- [Records provided]
========================================
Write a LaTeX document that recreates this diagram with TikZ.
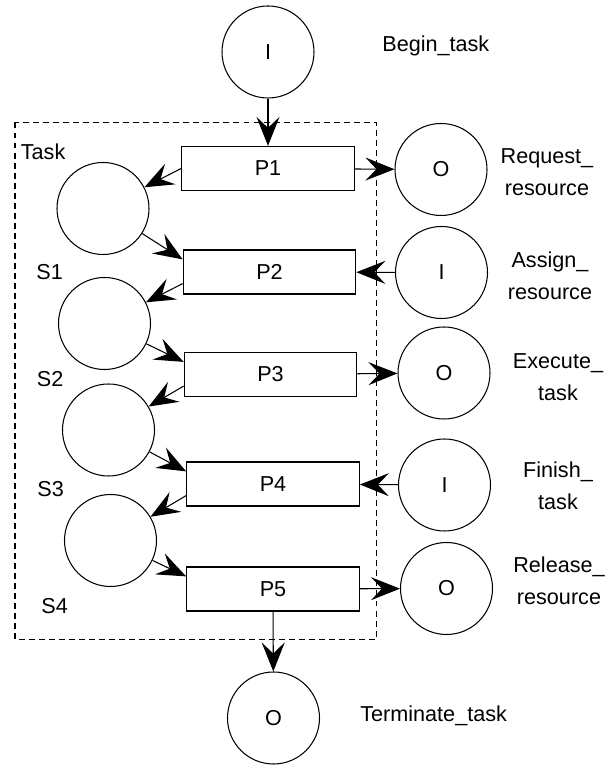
\documentclass[tikz,border=0pt]{standalone}
\usepackage{fontspec}
\setmainfont{Liberation Sans}
\usetikzlibrary{arrows.meta}
\tikzset{
    % arrows and labels
    myarr/.style={-{Stealth[length=0.58cm,width=0.46cm,inset=0.22cm]}, line width=0.6pt},
    mylab/.style={font=\fontsize{12.3}{18.2}\selectfont, inner sep=0pt},
    % places and transitions
    myplace/.style={draw, circle, minimum size=1.84cm, inner sep=0pt, line width=0.6pt, font=\fontsize{12.3}{15}\selectfont},
    mytrans/.style={draw, rectangle, minimum width=3.45cm, minimum height=0.88cm, inner sep=0pt, line width=0.7pt, font=\fontsize{12.3}{15}\selectfont}
}
\begin{document}
\begin{tikzpicture}
    \useasboundingbox (0,0) rectangle (12.26,15.30);

    % task boundary
    \draw[dashed, dash pattern=on 3.4pt off 2.3pt, line width=0.6pt] (0.30,12.85) rectangle (7.53,2.51);

    \node (ib) at (5.36,14.26) [myplace] {I};
    \node (ot) at (5.47,0.94) [myplace] {O};

    \node (P1) at (5.36,11.93) [mytrans] {P1};
    \node (P2) at (5.39,9.86) [mytrans] {P2};
    \node (P3) at (5.41,7.81) [mytrans] {P3};
    \node (P4) at (5.46,5.62) [mytrans] {P4};
    \node (P5) at (5.46,3.52) [mytrans] {P5};

    \node (st1) at (2.06,11.13) [myplace] {};
    \node (st2) at (2.09,8.83) [myplace] {};
    \node (st3) at (2.17,6.70) [myplace] {};
    \node (st4) at (2.21,4.49) [myplace] {};

    \node (r1) at (8.82,11.91) [myplace] {O};
    \node (r2) at (8.83,9.85) [myplace] {I};
    \node (r3) at (8.88,7.84) [myplace] {O};
    \node (r4) at (8.89,5.60) [myplace] {I};
    \node (r5) at (8.93,3.53) [myplace] {O};

    % LABELS
    \node (lbegin) at (7.64,14.27) [mylab, anchor=base west] {Begin\_task};
    \node (lterm) at (7.20,0.87) [mylab, anchor=base west] {Terminate\_task};
    \node (ltask) at (0.41,12.10) [mylab, anchor=base west] {Task};
    \node (ls1) at (0.72,9.70) [mylab, anchor=base west] {S1};
    \node (ls2) at (0.73,7.57) [mylab, anchor=base west] {S2};
    \node (ls3) at (0.74,5.37) [mylab, anchor=base west] {S3};
    \node (ls4) at (0.82,3.03) [mylab, anchor=base west] {S4};

    \node (lr1) at (10.94,11.86) [mylab, align=center] {Request\_ \\ resource};
    \node (lr2) at (11.00,9.78) [mylab, align=center] {Assign\_ \\ resource};
    \node (lr3) at (11.16,7.76) [mylab, align=center] {Execute\_ \\ task};
    \node (lr4) at (11.16,5.58) [mylab, align=center] {Finish\_ \\ task};
    \node (lr5) at (11.18,3.68) [mylab, align=center] {Release\_ \\ resource};

    % ARROWS
    \draw[myarr] (ib) -- (P1);
    \draw[myarr] (P1.west) -- (st1);
    \draw[myarr] (st1) -- ([yshift=-0.2cm]P2.north west);
    \draw[myarr] ([yshift=0.22cm]P2.south west) -- (st2);
    \draw[myarr] (st2) -- ([yshift=-0.2cm]P3.north west);
    \draw[myarr] ([yshift=0.22cm]P3.south west) -- (st3);
    \draw[myarr] (st3) -- ([yshift=-0.2cm]P4.north west);
    \draw[myarr] ([yshift=0.22cm]P4.south west) -- (st4);
    \draw[myarr] (st4) -- ([yshift=-0.2cm]P5.north west);
    \draw[myarr] (P5) -- (ot);

    \draw[myarr] (P1) -- (r1);
    \draw[myarr] (r2) -- (P2);
    \draw[myarr] (P3) -- (r3);
    \draw[myarr] (r4) -- (P4);
    \draw[myarr] (P5) -- (r5);
\end{tikzpicture}
\end{document}
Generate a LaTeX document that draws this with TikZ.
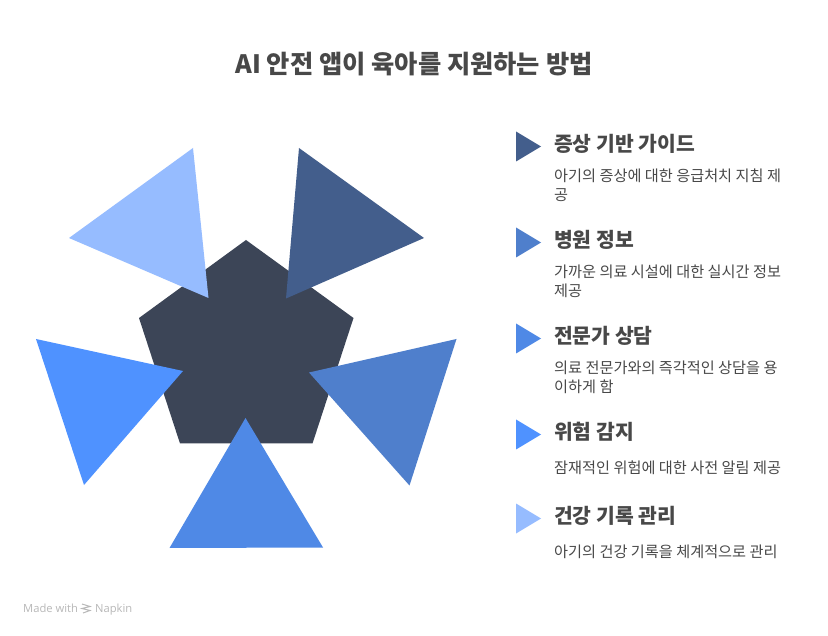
\documentclass[tikz,border=0pt]{standalone}
\usepackage{fontspec}
\setmainfont{Noto Sans CJK KR}
\newfontfamily\latinf{Open Sans}
\definecolor{pent}{HTML}{3C4557}
\definecolor{cA}{HTML}{435E8C}
\definecolor{cB}{HTML}{4F7FCC}
\definecolor{cC}{HTML}{4F89E6}
\definecolor{cD}{HTML}{4F92FF}
\definecolor{cE}{HTML}{96BCFF}
\definecolor{ink}{HTML}{484848}
\tikzset{
  titletext/.style={anchor=base,inner sep=0,text=ink,font=\fontsize{25.3}{28}\selectfont\bfseries},
  headtext/.style={anchor=base west,inner sep=0,text=ink,font=\fontsize{20.4}{24}\selectfont\bfseries},
  bodytext/.style={anchor=base west,inner sep=0,text=ink,font=\fontsize{15.2}{18}\selectfont},
  marktext/.style={anchor=base west,inner sep=0,text=black!28,font=\latinf\fontsize{11.2}{13}\selectfont}
}
\begin{document}
\begin{tikzpicture}[x=1pt,y=-1pt]
\useasboundingbox (0,0) rectangle (828,636);
\fill[white] (0,0) rectangle (828,636);
\fill[pent] (246,240) -- (353.5,318) -- (312.5,443.5) -- (180,443.5) -- (139,318) -- cycle;
\fill[cE] (193,148) -- (69,238) -- (208.5,298) -- cycle;
\fill[cA] (299,148) -- (424,238) -- (286,298.5) -- cycle;
\fill[cB] (456.5,339) -- (309,372.5) -- (409.5,485.5) -- cycle;
\fill[cC] (245.5,418) -- (323,547.5) -- (169.5,548) -- cycle;
\fill[cD] (36,339) -- (183,371) -- (84,485) -- cycle;

\node[titletext] (title) at (414,74) {AI 안전 앱이 육아를 지원하는 방법};

\fill[cA] (516,131.5) -- (541,146.5) -- (516,161.5) -- cycle;
\fill[cB] (516,227.5) -- (541,242.5) -- (516,257.5) -- cycle;
\fill[cC] (516,323.5) -- (541,338.5) -- (516,353.5) -- cycle;
\fill[cD] (516,419.5) -- (541,434.5) -- (516,449.5) -- cycle;
\fill[cE] (516,503.5) -- (541,518.5) -- (516,533.5) -- cycle;

\node[headtext] (h1) at (554,151.5) {증상 기반 가이드};
\node[bodytext] (b1a) at (554,182) {아기의 증상에 대한 응급처치 지침 제};
\node[bodytext] (b1b) at (554,201) {공};
\node[headtext] (h2) at (554,247.5) {병원 정보};
\node[bodytext] (b2a) at (554,278) {가까운 의료 시설에 대한 실시간 정보};
\node[bodytext] (b2b) at (554,297) {제공};
\node[headtext] (h3) at (554,343.5) {전문가 상담};
\node[bodytext] (b3a) at (554,374) {의료 전문가와의 즉각적인 상담을 용};
\node[bodytext] (b3b) at (554,393) {이하게 함};
\node[headtext] (h4) at (554,439.5) {위험 감지};
\node[bodytext] (b4a) at (554,473) {잠재적인 위험에 대한 사전 알림 제공};
\node[headtext] (h5) at (554,523.5) {건강 기록 관리};
\node[bodytext] (b5a) at (554,557) {아기의 건강 기록을 체계적으로 관리};

\node[marktext] (made) at (23,612) {Made with};
\node[marktext] (nap) at (95,612) {Napkin};
\draw[black!28,line width=1pt] (82,604) -- (90,606.5) -- (82,608.5) -- (90,610.5) -- (83,613);
\end{tikzpicture}
\end{document}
========================================
- [What you are asked to do]
Transcribe the preceding listing in its entirety and with exact wording, leaving out pictures.

- [Full solution]
Write a LaTeX document that recreates this diagram with TikZ.
\documentclass[tikz,border=0pt]{standalone}
\usepackage{fontspec}
\setmainfont{Liberation Sans}
\usetikzlibrary{arrows.meta}
\tikzset{
    % arrows and labels
    myarr/.style={-{Stealth[length=0.58cm,width=0.46cm,inset=0.22cm]}, line width=0.6pt},
    mylab/.style={font=\fontsize{12.3}{18.2}\selectfont, inner sep=0pt},
    % places and transitions
    myplace/.style={draw, circle, minimum size=1.84cm, inner sep=0pt, line width=0.6pt, font=\fontsize{12.3}{15}\selectfont},
    mytrans/.style={draw, rectangle, minimum width=3.45cm, minimum height=0.88cm, inner sep=0pt, line width=0.7pt, font=\fontsize{12.3}{15}\selectfont}
}
\begin{document}
\begin{tikzpicture}
    \useasboundingbox (0,0) rectangle (12.26,15.30);

    % task boundary
    \draw[dashed, dash pattern=on 3.4pt off 2.3pt, line width=0.6pt] (0.30,12.85) rectangle (7.53,2.51);

    \node (ib) at (5.36,14.26) [myplace] {I};
    \node (ot) at (5.47,0.94) [myplace] {O};

    \node (P1) at (5.36,11.93) [mytrans] {P1};
    \node (P2) at (5.39,9.86) [mytrans] {P2};
    \node (P3) at (5.41,7.81) [mytrans] {P3};
    \node (P4) at (5.46,5.62) [mytrans] {P4};
    \node (P5) at (5.46,3.52) [mytrans] {P5};

    \node (st1) at (2.06,11.13) [myplace] {};
    \node (st2) at (2.09,8.83) [myplace] {};
    \node (st3) at (2.17,6.70) [myplace] {};
    \node (st4) at (2.21,4.49) [myplace] {};

    \node (r1) at (8.82,11.91) [myplace] {O};
    \node (r2) at (8.83,9.85) [myplace] {I};
    \node (r3) at (8.88,7.84) [myplace] {O};
    \node (r4) at (8.89,5.60) [myplace] {I};
    \node (r5) at (8.93,3.53) [myplace] {O};

    % LABELS
    \node (lbegin) at (7.64,14.27) [mylab, anchor=base west] {Begin\_task};
    \node (lterm) at (7.20,0.87) [mylab, anchor=base west] {Terminate\_task};
    \node (ltask) at (0.41,12.10) [mylab, anchor=base west] {Task};
    \node (ls1) at (0.72,9.70) [mylab, anchor=base west] {S1};
    \node (ls2) at (0.73,7.57) [mylab, anchor=base west] {S2};
    \node (ls3) at (0.74,5.37) [mylab, anchor=base west] {S3};
    \node (ls4) at (0.82,3.03) [mylab, anchor=base west] {S4};

    \node (lr1) at (10.94,11.86) [mylab, align=center] {Request\_ \\ resource};
    \node (lr2) at (11.00,9.78) [mylab, align=center] {Assign\_ \\ resource};
    \node (lr3) at (11.16,7.76) [mylab, align=center] {Execute\_ \\ task};
    \node (lr4) at (11.16,5.58) [mylab, align=center] {Finish\_ \\ task};
    \node (lr5) at (11.18,3.68) [mylab, align=center] {Release\_ \\ resource};

    % ARROWS
    \draw[myarr] (ib) -- (P1);
    \draw[myarr] (P1.west) -- (st1);
    \draw[myarr] (st1) -- ([yshift=-0.2cm]P2.north west);
    \draw[myarr] ([yshift=0.22cm]P2.south west) -- (st2);
    \draw[myarr] (st2) -- ([yshift=-0.2cm]P3.north west);
    \draw[myarr] ([yshift=0.22cm]P3.south west) -- (st3);
    \draw[myarr] (st3) -- ([yshift=-0.2cm]P4.north west);
    \draw[myarr] ([yshift=0.22cm]P4.south west) -- (st4);
    \draw[myarr] (st4) -- ([yshift=-0.2cm]P5.north west);
    \draw[myarr] (P5) -- (ot);

    \draw[myarr] (P1) -- (r1);
    \draw[myarr] (r2) -- (P2);
    \draw[myarr] (P3) -- (r3);
    \draw[myarr] (r4) -- (P4);
    \draw[myarr] (P5) -- (r5);
\end{tikzpicture}
\end{document}
Generate a LaTeX document that draws this with TikZ.
\documentclass[tikz,border=0pt]{standalone}
\usepackage{fontspec}
\setmainfont{Noto Sans CJK KR}
\newfontfamily\latinf{Open Sans}
\definecolor{pent}{HTML}{3C4557}
\definecolor{cA}{HTML}{435E8C}
\definecolor{cB}{HTML}{4F7FCC}
\definecolor{cC}{HTML}{4F89E6}
\definecolor{cD}{HTML}{4F92FF}
\definecolor{cE}{HTML}{96BCFF}
\definecolor{ink}{HTML}{484848}
\tikzset{
  titletext/.style={anchor=base,inner sep=0,text=ink,font=\fontsize{25.3}{28}\selectfont\bfseries},
  headtext/.style={anchor=base west,inner sep=0,text=ink,font=\fontsize{20.4}{24}\selectfont\bfseries},
  bodytext/.style={anchor=base west,inner sep=0,text=ink,font=\fontsize{15.2}{18}\selectfont},
  marktext/.style={anchor=base west,inner sep=0,text=black!28,font=\latinf\fontsize{11.2}{13}\selectfont}
}
\begin{document}
\begin{tikzpicture}[x=1pt,y=-1pt]
\useasboundingbox (0,0) rectangle (828,636);
\fill[white] (0,0) rectangle (828,636);
\fill[pent] (246,240) -- (353.5,318) -- (312.5,443.5) -- (180,443.5) -- (139,318) -- cycle;
\fill[cE] (193,148) -- (69,238) -- (208.5,298) -- cycle;
\fill[cA] (299,148) -- (424,238) -- (286,298.5) -- cycle;
\fill[cB] (456.5,339) -- (309,372.5) -- (409.5,485.5) -- cycle;
\fill[cC] (245.5,418) -- (323,547.5) -- (169.5,548) -- cycle;
\fill[cD] (36,339) -- (183,371) -- (84,485) -- cycle;

\node[titletext] (title) at (414,74) {AI 안전 앱이 육아를 지원하는 방법};

\fill[cA] (516,131.5) -- (541,146.5) -- (516,161.5) -- cycle;
\fill[cB] (516,227.5) -- (541,242.5) -- (516,257.5) -- cycle;
\fill[cC] (516,323.5) -- (541,338.5) -- (516,353.5) -- cycle;
\fill[cD] (516,419.5) -- (541,434.5) -- (516,449.5) -- cycle;
\fill[cE] (516,503.5) -- (541,518.5) -- (516,533.5) -- cycle;

\node[headtext] (h1) at (554,151.5) {증상 기반 가이드};
\node[bodytext] (b1a) at (554,182) {아기의 증상에 대한 응급처치 지침 제};
\node[bodytext] (b1b) at (554,201) {공};
\node[headtext] (h2) at (554,247.5) {병원 정보};
\node[bodytext] (b2a) at (554,278) {가까운 의료 시설에 대한 실시간 정보};
\node[bodytext] (b2b) at (554,297) {제공};
\node[headtext] (h3) at (554,343.5) {전문가 상담};
\node[bodytext] (b3a) at (554,374) {의료 전문가와의 즉각적인 상담을 용};
\node[bodytext] (b3b) at (554,393) {이하게 함};
\node[headtext] (h4) at (554,439.5) {위험 감지};
\node[bodytext] (b4a) at (554,473) {잠재적인 위험에 대한 사전 알림 제공};
\node[headtext] (h5) at (554,523.5) {건강 기록 관리};
\node[bodytext] (b5a) at (554,557) {아기의 건강 기록을 체계적으로 관리};

\node[marktext] (made) at (23,612) {Made with};
\node[marktext] (nap) at (95,612) {Napkin};
\draw[black!28,line width=1pt] (82,604) -- (90,606.5) -- (82,608.5) -- (90,610.5) -- (83,613);
\end{tikzpicture}
\end{document}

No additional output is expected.